__Data for this task__
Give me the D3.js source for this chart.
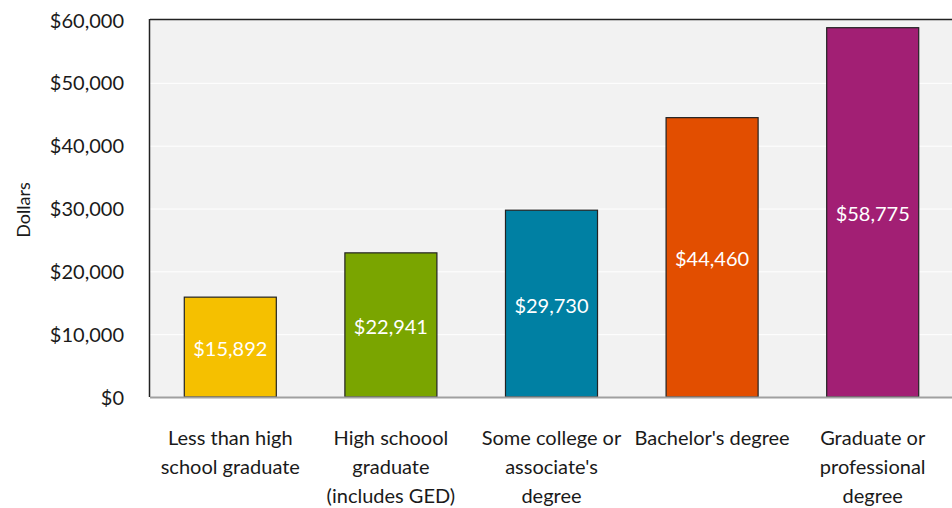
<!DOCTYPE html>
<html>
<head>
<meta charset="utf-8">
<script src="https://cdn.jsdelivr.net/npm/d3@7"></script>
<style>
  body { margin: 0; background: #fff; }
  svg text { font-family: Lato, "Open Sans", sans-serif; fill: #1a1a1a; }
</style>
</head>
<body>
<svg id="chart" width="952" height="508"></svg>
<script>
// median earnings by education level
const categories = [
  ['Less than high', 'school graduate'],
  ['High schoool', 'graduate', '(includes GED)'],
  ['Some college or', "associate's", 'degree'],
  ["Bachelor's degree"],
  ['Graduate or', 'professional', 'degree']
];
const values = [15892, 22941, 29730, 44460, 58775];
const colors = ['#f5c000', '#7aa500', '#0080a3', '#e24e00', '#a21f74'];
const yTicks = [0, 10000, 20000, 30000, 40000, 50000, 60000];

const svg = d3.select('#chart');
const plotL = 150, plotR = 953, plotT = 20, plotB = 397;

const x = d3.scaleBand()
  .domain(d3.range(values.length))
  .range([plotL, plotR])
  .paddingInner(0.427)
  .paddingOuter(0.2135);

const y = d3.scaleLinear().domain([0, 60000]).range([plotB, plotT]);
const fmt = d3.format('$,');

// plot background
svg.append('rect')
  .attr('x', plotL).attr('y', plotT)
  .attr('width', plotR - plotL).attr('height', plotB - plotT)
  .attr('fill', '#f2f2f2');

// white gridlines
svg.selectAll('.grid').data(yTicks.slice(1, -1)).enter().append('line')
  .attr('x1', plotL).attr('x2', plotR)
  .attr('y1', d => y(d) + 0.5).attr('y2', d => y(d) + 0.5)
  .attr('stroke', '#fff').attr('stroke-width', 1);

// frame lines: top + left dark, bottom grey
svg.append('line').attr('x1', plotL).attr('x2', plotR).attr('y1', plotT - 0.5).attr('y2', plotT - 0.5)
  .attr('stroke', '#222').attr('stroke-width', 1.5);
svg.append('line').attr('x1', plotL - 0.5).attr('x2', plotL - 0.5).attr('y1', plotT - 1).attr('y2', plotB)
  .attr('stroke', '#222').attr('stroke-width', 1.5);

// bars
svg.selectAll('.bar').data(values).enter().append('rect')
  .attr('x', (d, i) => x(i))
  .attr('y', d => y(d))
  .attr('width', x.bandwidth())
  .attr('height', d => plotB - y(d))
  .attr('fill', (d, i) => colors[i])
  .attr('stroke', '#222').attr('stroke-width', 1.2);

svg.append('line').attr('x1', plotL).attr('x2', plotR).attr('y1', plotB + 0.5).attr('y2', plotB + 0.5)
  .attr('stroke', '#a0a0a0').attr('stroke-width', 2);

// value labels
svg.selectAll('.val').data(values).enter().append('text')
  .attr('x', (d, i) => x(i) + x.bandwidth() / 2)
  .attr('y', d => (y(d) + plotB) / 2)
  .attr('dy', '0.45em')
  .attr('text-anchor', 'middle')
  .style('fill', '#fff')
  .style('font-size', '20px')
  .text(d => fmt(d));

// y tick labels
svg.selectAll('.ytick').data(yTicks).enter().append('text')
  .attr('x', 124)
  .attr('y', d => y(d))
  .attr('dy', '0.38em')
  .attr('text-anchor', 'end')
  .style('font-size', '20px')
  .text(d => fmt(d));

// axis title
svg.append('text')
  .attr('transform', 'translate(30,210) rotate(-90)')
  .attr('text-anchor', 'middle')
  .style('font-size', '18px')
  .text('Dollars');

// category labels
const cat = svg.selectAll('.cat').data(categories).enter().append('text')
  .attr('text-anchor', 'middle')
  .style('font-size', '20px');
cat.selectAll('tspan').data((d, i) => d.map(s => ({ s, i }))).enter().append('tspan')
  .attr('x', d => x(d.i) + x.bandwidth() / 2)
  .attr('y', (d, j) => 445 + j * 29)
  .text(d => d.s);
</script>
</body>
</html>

==

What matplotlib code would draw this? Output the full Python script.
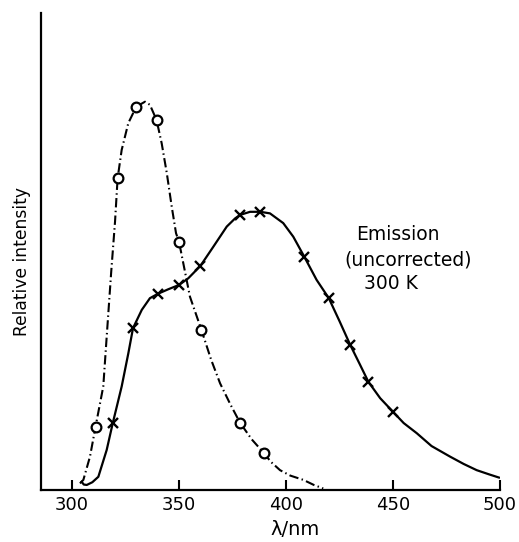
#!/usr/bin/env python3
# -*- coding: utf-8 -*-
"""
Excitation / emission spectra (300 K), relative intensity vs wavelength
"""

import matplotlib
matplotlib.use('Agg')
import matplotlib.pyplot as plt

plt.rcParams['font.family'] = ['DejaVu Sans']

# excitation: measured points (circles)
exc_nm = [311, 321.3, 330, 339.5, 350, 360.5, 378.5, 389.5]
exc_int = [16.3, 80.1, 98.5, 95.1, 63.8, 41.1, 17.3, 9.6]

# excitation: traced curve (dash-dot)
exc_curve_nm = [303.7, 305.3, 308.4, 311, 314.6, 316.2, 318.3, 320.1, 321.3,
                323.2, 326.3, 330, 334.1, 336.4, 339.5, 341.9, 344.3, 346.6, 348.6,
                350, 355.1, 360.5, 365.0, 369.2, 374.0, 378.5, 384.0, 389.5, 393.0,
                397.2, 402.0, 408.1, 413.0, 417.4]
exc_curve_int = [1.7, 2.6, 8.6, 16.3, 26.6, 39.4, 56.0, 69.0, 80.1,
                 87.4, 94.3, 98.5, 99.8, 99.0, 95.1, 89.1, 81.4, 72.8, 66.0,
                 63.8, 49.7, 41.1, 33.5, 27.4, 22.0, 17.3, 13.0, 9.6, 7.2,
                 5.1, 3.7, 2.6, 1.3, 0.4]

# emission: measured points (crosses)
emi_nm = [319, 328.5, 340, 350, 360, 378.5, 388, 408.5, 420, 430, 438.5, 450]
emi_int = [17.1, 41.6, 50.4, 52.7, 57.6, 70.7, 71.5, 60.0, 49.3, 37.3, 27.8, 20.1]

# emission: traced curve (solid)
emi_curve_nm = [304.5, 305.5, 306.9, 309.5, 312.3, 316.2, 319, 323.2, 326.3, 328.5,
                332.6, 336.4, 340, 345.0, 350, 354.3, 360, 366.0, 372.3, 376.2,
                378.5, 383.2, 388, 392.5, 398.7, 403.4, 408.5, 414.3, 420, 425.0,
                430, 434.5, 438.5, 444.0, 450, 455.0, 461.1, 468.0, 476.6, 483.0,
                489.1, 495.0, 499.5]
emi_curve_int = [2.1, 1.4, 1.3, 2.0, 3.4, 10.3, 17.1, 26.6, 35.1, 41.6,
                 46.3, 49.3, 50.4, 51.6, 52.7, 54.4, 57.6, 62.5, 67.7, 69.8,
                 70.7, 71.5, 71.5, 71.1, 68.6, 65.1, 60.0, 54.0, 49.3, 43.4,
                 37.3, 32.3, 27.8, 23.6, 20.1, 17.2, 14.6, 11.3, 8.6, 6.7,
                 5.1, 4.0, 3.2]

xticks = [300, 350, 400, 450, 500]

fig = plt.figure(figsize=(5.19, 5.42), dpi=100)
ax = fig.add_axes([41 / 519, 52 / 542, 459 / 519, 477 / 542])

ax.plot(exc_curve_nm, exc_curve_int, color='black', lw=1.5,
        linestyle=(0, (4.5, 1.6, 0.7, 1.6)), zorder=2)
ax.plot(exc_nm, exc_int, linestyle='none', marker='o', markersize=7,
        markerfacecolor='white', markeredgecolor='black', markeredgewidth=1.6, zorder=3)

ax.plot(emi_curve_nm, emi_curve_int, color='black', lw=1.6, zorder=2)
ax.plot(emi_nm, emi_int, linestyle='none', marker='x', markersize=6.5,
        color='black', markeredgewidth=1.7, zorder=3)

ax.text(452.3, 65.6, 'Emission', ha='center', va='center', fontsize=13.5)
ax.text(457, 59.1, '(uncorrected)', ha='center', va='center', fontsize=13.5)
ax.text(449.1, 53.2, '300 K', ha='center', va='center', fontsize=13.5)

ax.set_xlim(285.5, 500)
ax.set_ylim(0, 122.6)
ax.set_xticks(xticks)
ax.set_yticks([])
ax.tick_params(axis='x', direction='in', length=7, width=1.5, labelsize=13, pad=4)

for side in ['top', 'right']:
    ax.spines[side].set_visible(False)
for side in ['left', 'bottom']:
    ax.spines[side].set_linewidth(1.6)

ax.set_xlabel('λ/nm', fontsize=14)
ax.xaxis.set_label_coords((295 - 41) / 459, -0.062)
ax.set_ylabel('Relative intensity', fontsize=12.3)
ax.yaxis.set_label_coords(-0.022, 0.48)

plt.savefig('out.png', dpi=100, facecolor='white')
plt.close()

* * *

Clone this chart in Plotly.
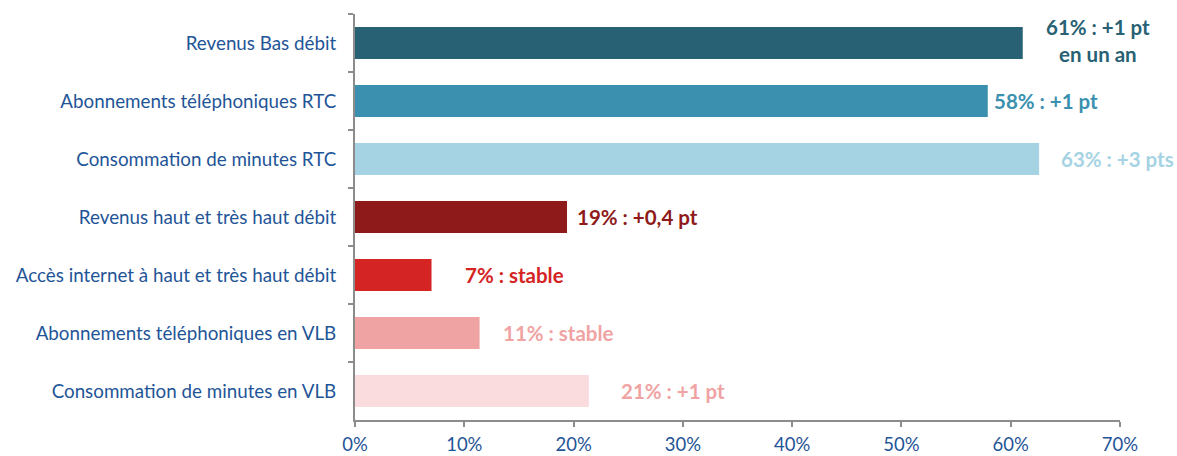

__Written task__
Return exactly the lines from the one with "Give me the D3.js source for this chart." to the one with "const yTicks = [0, 10000, 20000, 30000, 40000, 50000, 60000];", inclusive, and nothing else; skip the pictures.

__Output below__
Give me the D3.js source for this chart.
<!DOCTYPE html>
<html>
<head>
<meta charset="utf-8">
<script src="https://cdn.jsdelivr.net/npm/d3@7"></script>
<style>
  body { margin: 0; background: #fff; }
  svg text { font-family: Lato, "Open Sans", sans-serif; fill: #1a1a1a; }
</style>
</head>
<body>
<svg id="chart" width="952" height="508"></svg>
<script>
// median earnings by education level
const categories = [
  ['Less than high', 'school graduate'],
  ['High schoool', 'graduate', '(includes GED)'],
  ['Some college or', "associate's", 'degree'],
  ["Bachelor's degree"],
  ['Graduate or', 'professional', 'degree']
];
const values = [15892, 22941, 29730, 44460, 58775];
const colors = ['#f5c000', '#7aa500', '#0080a3', '#e24e00', '#a21f74'];
const yTicks = [0, 10000, 20000, 30000, 40000, 50000, 60000];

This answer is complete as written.